● Required work
Copy exactly the lines from the start of the material through the line with "import numpy as np". Pictures stay out of the copy.

● Information provided
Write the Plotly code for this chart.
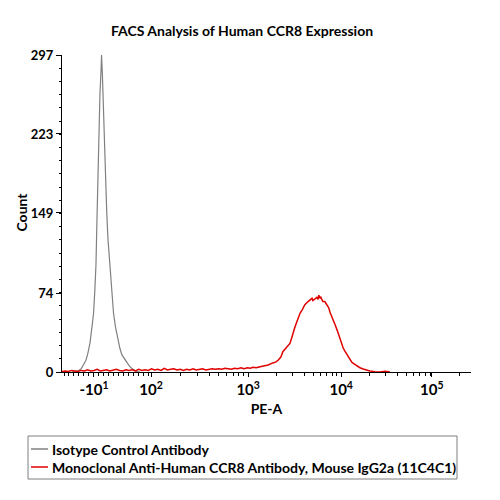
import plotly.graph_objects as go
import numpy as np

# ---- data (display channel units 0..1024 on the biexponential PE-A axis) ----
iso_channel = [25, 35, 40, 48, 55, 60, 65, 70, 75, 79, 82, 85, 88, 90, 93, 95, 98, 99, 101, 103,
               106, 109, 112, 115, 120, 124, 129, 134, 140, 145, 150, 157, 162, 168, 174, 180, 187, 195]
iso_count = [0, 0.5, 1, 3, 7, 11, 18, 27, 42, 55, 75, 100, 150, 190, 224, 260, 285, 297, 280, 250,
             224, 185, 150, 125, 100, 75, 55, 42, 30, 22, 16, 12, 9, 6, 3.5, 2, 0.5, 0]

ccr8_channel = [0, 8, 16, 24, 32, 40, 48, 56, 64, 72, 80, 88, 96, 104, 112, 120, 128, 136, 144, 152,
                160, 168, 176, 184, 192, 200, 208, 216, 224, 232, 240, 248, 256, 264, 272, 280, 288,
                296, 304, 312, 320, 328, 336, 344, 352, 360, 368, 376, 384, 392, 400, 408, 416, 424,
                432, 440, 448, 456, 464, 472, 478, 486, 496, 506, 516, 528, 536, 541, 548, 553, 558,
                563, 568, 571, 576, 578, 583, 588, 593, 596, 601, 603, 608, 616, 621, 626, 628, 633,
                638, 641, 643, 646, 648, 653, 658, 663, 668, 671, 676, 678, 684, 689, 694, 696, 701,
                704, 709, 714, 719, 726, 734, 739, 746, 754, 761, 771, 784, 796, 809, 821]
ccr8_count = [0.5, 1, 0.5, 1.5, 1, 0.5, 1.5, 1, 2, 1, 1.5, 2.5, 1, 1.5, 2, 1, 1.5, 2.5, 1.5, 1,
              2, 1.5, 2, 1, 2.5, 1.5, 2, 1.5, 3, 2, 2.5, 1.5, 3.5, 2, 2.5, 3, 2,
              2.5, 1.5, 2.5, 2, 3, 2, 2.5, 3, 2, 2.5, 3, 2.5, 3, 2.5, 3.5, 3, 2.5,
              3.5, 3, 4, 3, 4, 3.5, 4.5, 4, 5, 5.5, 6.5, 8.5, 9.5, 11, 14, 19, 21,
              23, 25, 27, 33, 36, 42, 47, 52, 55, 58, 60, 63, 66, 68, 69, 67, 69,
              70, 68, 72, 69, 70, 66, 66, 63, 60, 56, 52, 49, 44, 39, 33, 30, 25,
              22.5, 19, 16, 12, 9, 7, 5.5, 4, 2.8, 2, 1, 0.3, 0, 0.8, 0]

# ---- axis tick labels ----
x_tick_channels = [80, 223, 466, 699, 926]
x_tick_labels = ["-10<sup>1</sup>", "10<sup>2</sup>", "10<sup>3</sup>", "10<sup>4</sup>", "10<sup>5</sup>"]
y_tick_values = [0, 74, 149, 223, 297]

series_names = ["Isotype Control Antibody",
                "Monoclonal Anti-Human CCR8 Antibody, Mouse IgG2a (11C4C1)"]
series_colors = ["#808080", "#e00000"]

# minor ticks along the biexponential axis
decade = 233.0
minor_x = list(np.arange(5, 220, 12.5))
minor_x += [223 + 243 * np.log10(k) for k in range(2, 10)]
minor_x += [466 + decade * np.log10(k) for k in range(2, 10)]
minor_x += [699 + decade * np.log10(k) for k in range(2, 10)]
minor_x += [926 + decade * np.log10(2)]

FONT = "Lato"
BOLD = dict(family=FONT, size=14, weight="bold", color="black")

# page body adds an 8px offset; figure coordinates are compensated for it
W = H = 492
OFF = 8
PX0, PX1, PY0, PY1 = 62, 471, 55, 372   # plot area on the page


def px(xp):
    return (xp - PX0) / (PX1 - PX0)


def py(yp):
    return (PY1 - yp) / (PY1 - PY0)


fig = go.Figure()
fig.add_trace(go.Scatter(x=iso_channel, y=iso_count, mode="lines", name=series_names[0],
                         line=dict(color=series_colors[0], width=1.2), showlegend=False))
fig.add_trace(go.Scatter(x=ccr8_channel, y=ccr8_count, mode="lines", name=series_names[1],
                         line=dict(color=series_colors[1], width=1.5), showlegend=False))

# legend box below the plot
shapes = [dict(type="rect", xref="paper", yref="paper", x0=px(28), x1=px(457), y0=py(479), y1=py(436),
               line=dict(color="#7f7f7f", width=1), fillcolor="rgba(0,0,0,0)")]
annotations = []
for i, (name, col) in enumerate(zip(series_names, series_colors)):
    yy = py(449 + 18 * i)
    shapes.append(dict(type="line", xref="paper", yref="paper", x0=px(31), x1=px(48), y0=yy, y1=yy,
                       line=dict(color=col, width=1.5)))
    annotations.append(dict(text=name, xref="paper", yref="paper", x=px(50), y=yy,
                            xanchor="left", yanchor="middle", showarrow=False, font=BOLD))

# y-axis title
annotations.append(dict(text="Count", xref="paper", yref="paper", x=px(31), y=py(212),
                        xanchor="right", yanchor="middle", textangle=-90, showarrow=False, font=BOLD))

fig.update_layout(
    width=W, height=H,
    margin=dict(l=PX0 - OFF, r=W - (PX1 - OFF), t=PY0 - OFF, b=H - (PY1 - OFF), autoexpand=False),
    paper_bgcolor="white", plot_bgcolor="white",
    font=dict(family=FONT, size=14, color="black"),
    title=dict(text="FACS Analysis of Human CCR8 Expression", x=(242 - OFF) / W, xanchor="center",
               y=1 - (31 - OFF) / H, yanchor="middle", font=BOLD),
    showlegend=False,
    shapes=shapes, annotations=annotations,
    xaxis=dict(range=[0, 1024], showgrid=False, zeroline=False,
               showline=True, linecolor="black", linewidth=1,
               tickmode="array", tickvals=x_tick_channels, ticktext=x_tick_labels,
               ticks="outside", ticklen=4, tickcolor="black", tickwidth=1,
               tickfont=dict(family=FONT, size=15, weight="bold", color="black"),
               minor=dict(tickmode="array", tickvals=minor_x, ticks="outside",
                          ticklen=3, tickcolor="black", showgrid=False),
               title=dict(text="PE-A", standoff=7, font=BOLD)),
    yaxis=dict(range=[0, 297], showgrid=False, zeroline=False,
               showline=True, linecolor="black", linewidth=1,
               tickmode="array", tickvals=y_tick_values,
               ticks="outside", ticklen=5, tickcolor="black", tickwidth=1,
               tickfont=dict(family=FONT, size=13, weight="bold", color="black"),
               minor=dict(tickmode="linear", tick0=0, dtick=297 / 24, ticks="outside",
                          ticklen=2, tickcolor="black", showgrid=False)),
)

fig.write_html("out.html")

● The completed task
Write the Plotly code for this chart.
import plotly.graph_objects as go
import numpy as np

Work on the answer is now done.